For purposes of this opinion letter, we have not made an independent
review of the laws of any state or jurisdiction other than The Commonwealth of
Massachusetts and express no opinion with respect to the laws of any
jurisdiction other than the laws of The Commonwealth of Massachusetts. Further,
we express no opinion as to compliance with any state or federal securities
laws, including the securities laws of The Commonwealth of Massachusetts.

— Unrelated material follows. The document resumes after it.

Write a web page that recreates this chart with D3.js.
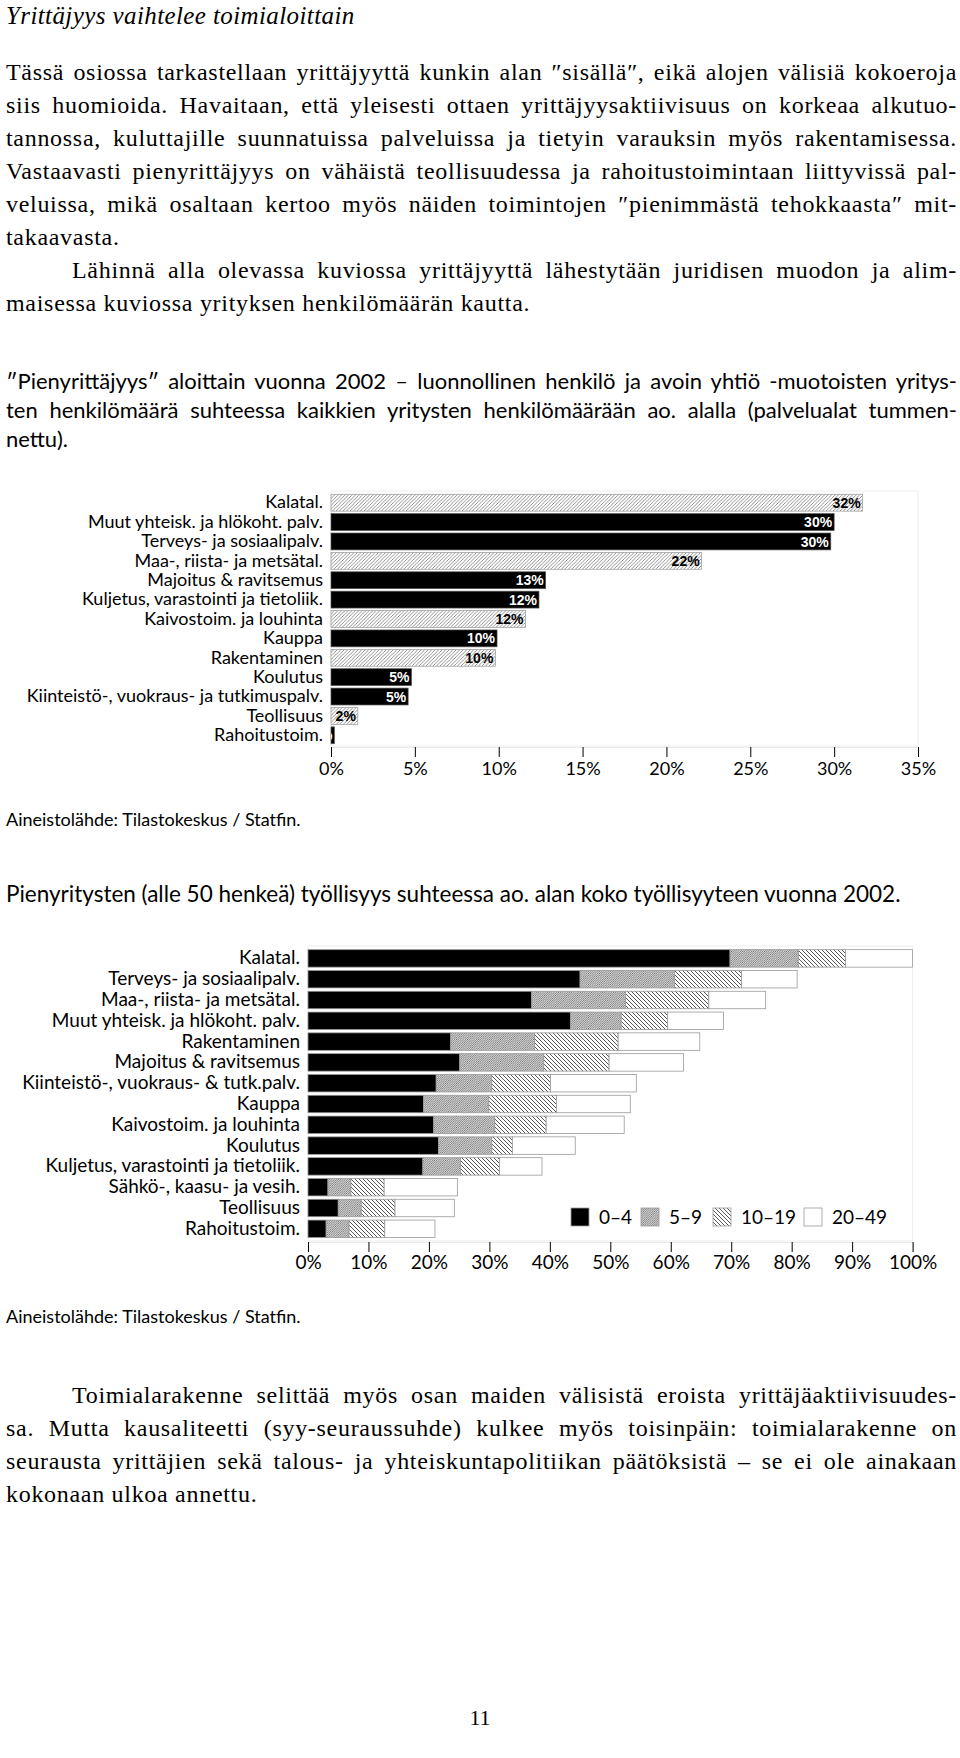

Our opinion below, as it relates to the nonassessability of the shares
of the Fund, is qualified to the extent that under Massachusetts law,
shareholders of a Massachusetts business trust, such as the Fund, may be held
personally liable for the obligations of such Fund. In this regard, however,
please be advised that the Declaration of Trust disclaims shareholder liability
for acts or obligations of the Fund and provides that notice of such disclaimer
may be given in each note, bond, contract, certificate or undertaking made or
issued by or on behalf of the Fund. Also, the Declaration of Trust provides for
indemnification out of Fund property for all loss and expense of any shareholder
held personally liable solely by reason of his being or having been a
shareholder of the Fund; provided, however, that no Fund property may be used to
indemnify any shareholder of any series of the Fund other than Fund property
allocated or belonging to that series.
We are of the opinion that all necessary Fund action precedent to the
issuance of the Shares has been duly taken, and that the Shares were legally and
validly issued, and are fully paid and non-assessable by the Fund, subject to
compliance with the 1933 Act, the 1940 Act and the applicable state laws
regulating the sale of securities.
We consent to your filing this opinion with the Securities and Exchange
Commission together with the Rule 24f-2 Notice referred to above. Except as
provided in this paragraph, this opinion may not be relied upon by, or filed
with, any other parties or used for any other purpose.